In demographic terms my audience is not particularly diverse in gender, race or age. They are predominantly white males over the age of 30 as the population was predominantly white (no immigration yet or slavery) and very few women or individuals under the age of 30 were involved in politics at the time. The only places of residence affected by the Tea Act in America were the thirteen colonies. I am addressing educated people who identify as opposed to British imperial rule (i.e. Patriots, Night rides, Sons of Liberty). undecided/neutral but believe the Tea Act is an infringement on their rights, or are Loyalists but believe that the Tea Act is an infringement on their rights.


(2) Come up with one specific, representative detail about your imagined reader that helps you to understand who they are

Working, educated, middle-class family men.


(3) List the principles relevant to your issue that you and this person probably share

Strong supporter of individual liberties, the right to representation, and the necessity of action in response to unjust infringement on those liberties. 


(4) List the principles relevant to your issue that you and this person probably do not share

Violence, theft of property, attacking the character of parties not directly involved (i.e. Native Americans) as appropriate responses to perceived injustices. Particularly use of such strategies prior to exhaustion of alterior methods.


(5) Do any of the principles in 4 represent insurmountable obstaces to them accepting your argument? If so, you may need to reconsider your argument goals. Are there kinds of arguments that you are likely to make that will not be persuasive to them?

The principles in 4 do not represent insurmountable obstacles to the reader(s) accepting my argument. I belive my reader(s), as educated and respectable members of society, will be particularly perceptive of my argument because it is logical and practical 


(6) Where will you and this reader/listener find common ground?
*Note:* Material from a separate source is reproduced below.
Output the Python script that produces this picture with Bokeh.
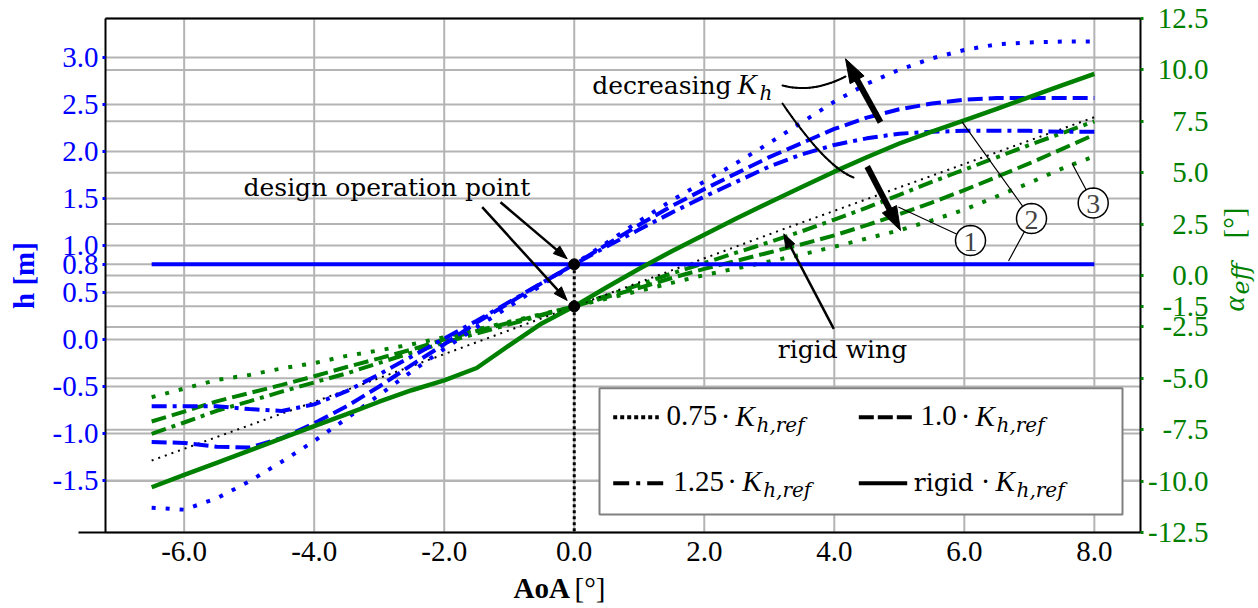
import math
from bokeh.plotting import figure
from bokeh.models import (Range1d, LinearAxis, FixedTicker, PrintfTickFormatter,
                          Label, Arrow, BoxAnnotation, PolyAnnotation)
from bokeh.embed import file_html
from bokeh.resources import INLINE

# ---------------- data ----------------
aoa = [-6.5, -6.0, -5.5, -5.0, -4.5, -4.0, -3.5, -3.0, -2.5, -2.0, -1.5, -1.0, -0.5, 0.0,
       0.5, 1.0, 1.5, 2.0, 2.5, 3.0, 3.5, 4.0, 4.5, 5.0, 5.5, 6.0, 6.5, 7.0, 7.5, 8.0]

h_075 = [-1.79, -1.81, -1.69, -1.51, -1.30, -1.08, -0.84, -0.59, -0.34, -0.10, 0.13, 0.35, 0.58, 0.80,
         1.03, 1.26, 1.48, 1.68, 1.88, 2.09, 2.31, 2.53, 2.72, 2.87, 2.99, 3.08, 3.14, 3.16, 3.17, 3.17]
h_100 = [-1.09, -1.10, -1.14, -1.15, -1.05, -0.89, -0.71, -0.50, -0.27, -0.05, 0.18, 0.39, 0.60, 0.80,
         1.01, 1.22, 1.42, 1.60, 1.77, 1.94, 2.09, 2.24, 2.36, 2.45, 2.51, 2.55, 2.57, 2.57, 2.57, 2.57]
h_125 = [-0.71, -0.71, -0.71, -0.74, -0.76, -0.69, -0.55, -0.37, -0.18, 0.01, 0.20, 0.40, 0.60, 0.80,
         0.99, 1.17, 1.35, 1.52, 1.68, 1.84, 1.97, 2.07, 2.14, 2.19, 2.21, 2.22, 2.22, 2.22, 2.21, 2.21]

alpha_075 = [-5.92, -5.50, -5.08, -4.84, -4.52, -4.26, -3.91, -3.64, -3.35, -3.00, -2.62, -2.25, -1.88, -1.50,
             -1.12, -0.75, -0.36, 0.02, 0.35, 0.68, 1.02, 1.40, 1.80, 2.20, 2.68, 3.20, 3.85, 4.50, 5.20, 5.80]
alpha_100 = [-7.10, -6.62, -6.12, -5.72, -5.32, -4.90, -4.45, -4.03, -3.60, -3.11, -2.70, -2.30, -1.90, -1.50,
             -1.05, -0.60, -0.12, 0.32, 0.72, 1.12, 1.52, 1.95, 2.45, 2.98, 3.55, 4.15, 4.80, 5.45, 6.15, 6.85]
alpha_125 = [-7.70, -7.15, -6.58, -6.12, -5.65, -5.20, -4.76, -4.25, -3.75, -3.27, -2.82, -2.38, -1.94, -1.50,
             -0.98, -0.45, 0.10, 0.60, 1.12, 1.62, 2.15, 2.72, 3.30, 3.92, 4.55, 5.15, 5.75, 6.35, 6.92, 7.50]
alpha_rigid = [-10.30, -9.70, -9.11, -8.52, -7.92, -7.33, -6.74, -6.14, -5.58, -5.10, -4.50, -3.40, -2.33, -1.50,
               -0.57, 0.33, 1.18, 1.98, 2.78, 3.55, 4.30, 5.05, 5.75, 6.42, 7.00, 7.55, 8.10, 8.68, 9.25, 9.81]

aoa_rigid_h = [-6.5, 8.0]
h_rigid = [0.80, 0.80]

aoa_ref = [-6.5, -4.0, 0.0, 3.17, 8.0]
alpha_ref = [-9.00, -6.15, -1.50, 2.20, 7.70]

design_aoa = [0.0]
design_h = [0.8]
design_alpha = [-1.5]

aoa_ticks = [-6.0, -4.0, -2.0, 0.0, 2.0, 4.0, 6.0, 8.0]
h_ticks = [-1.5, -1.0, -0.5, 0.0, 0.5, 0.8, 1.0, 1.5, 2.0, 2.5, 3.0]
alpha_ticks = [-12.5, -10.0, -7.5, -5.0, -2.5, -1.5, 0.0, 2.5, 5.0, 7.5, 10.0, 12.5]
legend_factors = ["0.75", "1.0", "1.25", "rigid"]

# ---------------- layout ----------------
W, H = 1258, 608
FL, FR, FT, FB = 105, 1140, 18, 532          # data area in pixels
X_LO, X_HI = -7.21, 8.71                     # AoA at FL / FR
H_LO, H_HI = -2.053, 3.415                   # h at FB / FT
A_LO, A_HI = -12.5, 12.5                     # alpha_eff at FB / FT

BLUE = "#0000ff"
GREEN = "#008000"
GRID = "#b4b4b4"
NUM_FONT = "Liberation Serif"
WORD_FONT = "DejaVu Serif"
MID = 0.34      # em-box middle above the baseline


def sx(px):
    return X_LO + (px - FL) * (X_HI - X_LO) / (FR - FL)


def sy(py):
    return H_HI - (py - FT) * (H_HI - H_LO) / (FB - FT)


def sa(py):
    return A_HI - (py - FT) * (A_HI - A_LO) / (FB - FT)


# the frame covers the whole canvas so that no text is clipped
p = figure(width=W, height=H, x_range=Range1d(sx(0), sx(W)), y_range=Range1d(sy(H), sy(0)),
           output_backend="svg", toolbar_location=None,
           x_axis_location=None, y_axis_location=None,
           min_border_left=0, min_border_right=0, min_border_top=0, min_border_bottom=0)
p.extra_y_ranges = {"alpha": Range1d(sa(H), sa(0))}
p.background_fill_color = "white"
p.border_fill_color = "white"
p.outline_line_color = None
p.xgrid.visible = False
p.ygrid.visible = False

# ---------------- grid lines (under everything) ----------------
nx, nh, na = len(aoa_ticks), len(h_ticks), len(alpha_ticks)
p.segment(x0=aoa_ticks, x1=aoa_ticks, y0=[sy(FB)] * nx, y1=[sy(FT)] * nx,
          line_color=GRID, line_width=2, level="underlay")
p.segment(x0=[sx(FL)] * nh, x1=[sx(FR)] * nh, y0=h_ticks, y1=h_ticks,
          line_color=GRID, line_width=2, level="underlay")
p.segment(x0=[sx(FL)] * na, x1=[sx(FR)] * na, y0=alpha_ticks, y1=alpha_ticks,
          line_color=GRID, line_width=2, level="underlay", y_range_name="alpha")

# ---------------- axes ----------------
xa = LinearAxis(ticker=FixedTicker(ticks=aoa_ticks), formatter=PrintfTickFormatter(format="%.1f"),
                fixed_location=sy(FB), bounds=(sx(78), sx(FR)))
xa.major_label_text_font = NUM_FONT
xa.major_label_text_font_size = "29px"
xa.major_label_text_color = "black"
xa.major_tick_line_color = None
xa.minor_tick_line_color = None
xa.axis_line_color = "black"
xa.axis_line_width = 2
xa.major_label_standoff = 3
p.add_layout(xa, "below")

ya = LinearAxis(ticker=FixedTicker(ticks=h_ticks), formatter=PrintfTickFormatter(format="%.1f"),
                fixed_location=sx(FL), bounds=(sy(FB), sy(FT)))
ya.major_label_text_font = NUM_FONT
ya.major_label_text_font_size = "29px"
ya.major_label_text_color = BLUE
ya.major_tick_line_color = BLUE
ya.major_tick_line_width = 3
ya.major_tick_out = 3
ya.major_tick_in = 0
ya.minor_tick_line_color = None
ya.axis_line_color = "black"
ya.axis_line_width = 2
ya.major_label_standoff = 4
p.add_layout(ya, "left")

ra = LinearAxis(y_range_name="alpha", ticker=FixedTicker(ticks=alpha_ticks),
                fixed_location=sx(FR), bounds=(A_LO, A_HI))
ra.major_label_text_color = None
ra.major_tick_line_color = GREEN
ra.major_tick_line_width = 3
ra.major_tick_out = 3
ra.major_tick_in = 0
ra.minor_tick_line_color = None
ra.axis_line_color = "black"
ra.axis_line_width = 2
p.add_layout(ra, "right")

# ---------------- curves ----------------
DOT, DASH, DASHDOT = "4 10", "15 6", "15 6 4 6"
p.line(aoa, alpha_075, line_color=GREEN, line_width=4, line_dash=DOT, y_range_name="alpha")
p.line(aoa, alpha_100, line_color=GREEN, line_width=4, line_dash=DASH, y_range_name="alpha")
p.line(aoa, alpha_125, line_color=GREEN, line_width=4, line_dash=DASHDOT, y_range_name="alpha")
p.line(aoa_ref, alpha_ref, line_color="black", line_width=2, line_dash="2 5", y_range_name="alpha")
p.line(aoa, h_075, line_color=BLUE, line_width=4, line_dash=DOT)
p.line(aoa, h_100, line_color=BLUE, line_width=4, line_dash=DASH)
p.line(aoa, h_125, line_color=BLUE, line_width=4, line_dash=DASHDOT)
p.line(aoa_rigid_h, h_rigid, line_color=BLUE, line_width=4)
p.line(aoa, alpha_rigid, line_color=GREEN, line_width=4.5, y_range_name="alpha")

# design operation point
p.segment(x0=design_aoa, y0=design_h, x1=design_aoa, y1=[sy(FB)], line_color="black",
          line_width=3, line_dash="3 3")
p.scatter(design_aoa, design_h, size=11, color="black")
p.scatter(design_aoa, design_alpha, size=11, color="black", y_range_name="alpha")


# ---------------- annotation helpers (pixel positions of the reference) ----------------
def label(px, py, text, size, font=WORD_FONT, style="normal", color="black",
          align="left", vertical=False):
    """(px, py) is the start/centre of the text on its baseline, in reference pixels."""
    if vertical:
        x, y, ang = px - MID * size, py, math.pi / 2
    else:
        x, y, ang = px, py - MID * size, 0.0
    p.add_layout(Label(x=sx(x), y=sy(y), text=text, text_font=font,
                       text_font_size=f"{size}px", text_font_style=style, text_color=color,
                       text_align=align, text_baseline="middle", angle=ang))


def seg(x0, y0, x1, y1, w, color="black", dash="solid", cap="round"):
    p.add_layout(Arrow(x_start=sx(x0), y_start=sy(y0), x_end=sx(x1), y_end=sy(y1),
                       start=None, end=None, line_width=w, line_color=color,
                       line_dash=dash, line_cap=cap))


def arrow(x0, y0, x1, y1, w, hl, hw):
    dx, dy = x1 - x0, y1 - y0
    L = math.hypot(dx, dy)
    ux, uy = dx / L, dy / L
    bx, by = x1 - ux * hl * 0.9, y1 - uy * hl * 0.9
    seg(x0, y0, bx, by, w, cap="butt")
    cx, cy = x1 - ux * hl, y1 - uy * hl
    nx_, ny_ = -uy, ux
    xs = [x1, cx + nx_ * hw / 2, cx - nx_ * hw / 2]
    ys = [y1, cy + ny_ * hw / 2, cy - ny_ * hw / 2]
    p.add_layout(PolyAnnotation(xs=[sx(v) for v in xs], ys=[sy(v) for v in ys],
                                fill_color="black", fill_alpha=1.0, line_color="black",
                                line_width=1, line_alpha=1.0))


def curve(p0, c, p2, w, n=18):
    pts = []
    for i in range(n + 1):
        t = i / n
        pts.append(((1 - t) ** 2 * p0[0] + 2 * (1 - t) * t * c[0] + t ** 2 * p2[0],
                    (1 - t) ** 2 * p0[1] + 2 * (1 - t) * t * c[1] + t ** 2 * p2[1]))
    for a, b in zip(pts[:-1], pts[1:]):
        seg(a[0], a[1], b[0], b[1], w)


def circled(cx, cy, digit, r=15):
    n = 48
    xs = [sx(cx + r * math.cos(2 * math.pi * k / n)) for k in range(n)]
    ys = [sy(cy + r * math.sin(2 * math.pi * k / n)) for k in range(n)]
    p.add_layout(PolyAnnotation(xs=xs, ys=ys, fill_color="white", fill_alpha=1.0,
                                line_color="black", line_width=1.5, line_alpha=1.0))
    p.add_layout(Label(x=sx(cx), y=sy(cy + 1), text=digit, text_font=NUM_FONT,
                       text_font_size="28px", text_align="center", text_baseline="middle"))


# top frame line
seg(FL, FT, FR, FT, 2, cap="butt")

# design operation point
label(243, 195, "design operation point", 25)
arrow(500, 201.7, 566.7, 258.3, 2.5, 14, 10)
arrow(481.7, 206.7, 566.7, 300, 2.5, 14, 10)

# rigid wing
label(842, 357, "rigid wing", 25, align="center")
arrow(833.3, 328.3, 783.3, 233.3, 2.5, 14, 10)

# decreasing K_h
label(591.7, 93.3, "decreasing", 25)
label(737, 93.3, "K", 29, font=NUM_FONT, style="italic")
label(759, 99.5, "h", 20, style="italic")
curve((782, 85), (812, 93), (845, 76), 2)
curve((782, 103), (825, 166), (853, 177), 2)
arrow(880, 121.7, 845, 58.3, 6, 24, 16)
arrow(866.7, 166, 900, 230, 6, 24, 16)

# circled markers with leader lines
seg(898.3, 206.7, 970, 240, 1.2)
seg(961.7, 121.7, 1031, 218, 1.2)
seg(1008.3, 260, 1031, 218, 1.2)
seg(1071.7, 163.3, 1092.7, 202.5, 1.2)
circled(970, 240, "1")
circled(1031, 218, "2")
circled(1092.7, 202.5, "3")

# legend
p.add_layout(BoxAnnotation(left=sx(599), right=sx(1122), top=sy(387.7), bottom=sy(514),
                           fill_color="white", fill_alpha=1.0, line_color="#808080",
                           line_width=2, line_alpha=1.0))
seg(612.7, 416.7, 658.3, 416.7, 4, dash="4 3", cap="butt")
seg(858.3, 416.7, 915, 416.7, 4, dash="15 4", cap="butt")
seg(612.7, 482.7, 665, 482.7, 4, dash="16 7 4 7", cap="butt")
seg(858.3, 482.7, 906.7, 482.7, 4, cap="butt")

legend_pos = [(666, 425, 725, 735), (920, 425, 965, 975), (672.7, 490.7, 731.7, 741.7), (913.3, 490.7, 985, 995)]
for name, (tx, by, dotx, kx) in zip(legend_factors, legend_pos):
    if name == "rigid":
        label(tx, by, name, 25)
    else:
        label(tx, by, name, 29, font=NUM_FONT)
    label(dotx, by, "·", 29, font=NUM_FONT, align="center")
    label(kx, by, "K", 29, font=NUM_FONT, style="italic")
    label(kx + 21, by + 6, "h,ref", 20, style="italic")

# axis titles
label(513, 597, "AoA", 29, font=NUM_FONT, style="bold")
label(574, 597, "[°]", 29, font=NUM_FONT)
label(33, 275, "h [m]", 29, font=NUM_FONT, style="bold", color=BLUE, align="center", vertical=True)
label(1243, 311, "α", 29, font=NUM_FONT, style="italic", color=GREEN, vertical=True)
label(1249, 294, "eff", 24, style="italic", color=GREEN, vertical=True)
label(1243, 238, "[°]", 29, font=NUM_FONT, color=GREEN, vertical=True)

# right-axis tick labels (right aligned as in the reference)
for t in alpha_ticks:
    p.add_layout(Label(x=sx(1208), y=t, y_range_name="alpha", text="%.1f" % t,
                       text_font=NUM_FONT, text_font_size="29px", text_color=GREEN,
                       text_align="right", text_baseline="middle"))

open("out.html", "w").write(file_html(p, INLINE))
The common ground between the reader/listener and myself will be our agreement that the Tea Act did infringe on our rights, and that it required a response from the colonists.


(7) Are there any issues on which you are not willing to concede ground to your listener, or where you will feel the need to explicitly reject their principles?

I will feel the need to explicitly reject my audience's principles if they propose that these strategic choices are appropriate as an initial response to injustices that do not involve abhorrant crimes (i.e. rape, murder)


(8) Where in your paper will you explicitly acknowledge and respond to possible objections that the audience might raise?

In the middle or near the end. Because my argument isn't likely to face too many obstacles and is fairly reasonable I do not need to A&R at the beginning of my argument. I think my argument would be just as effective if I closed with A&R.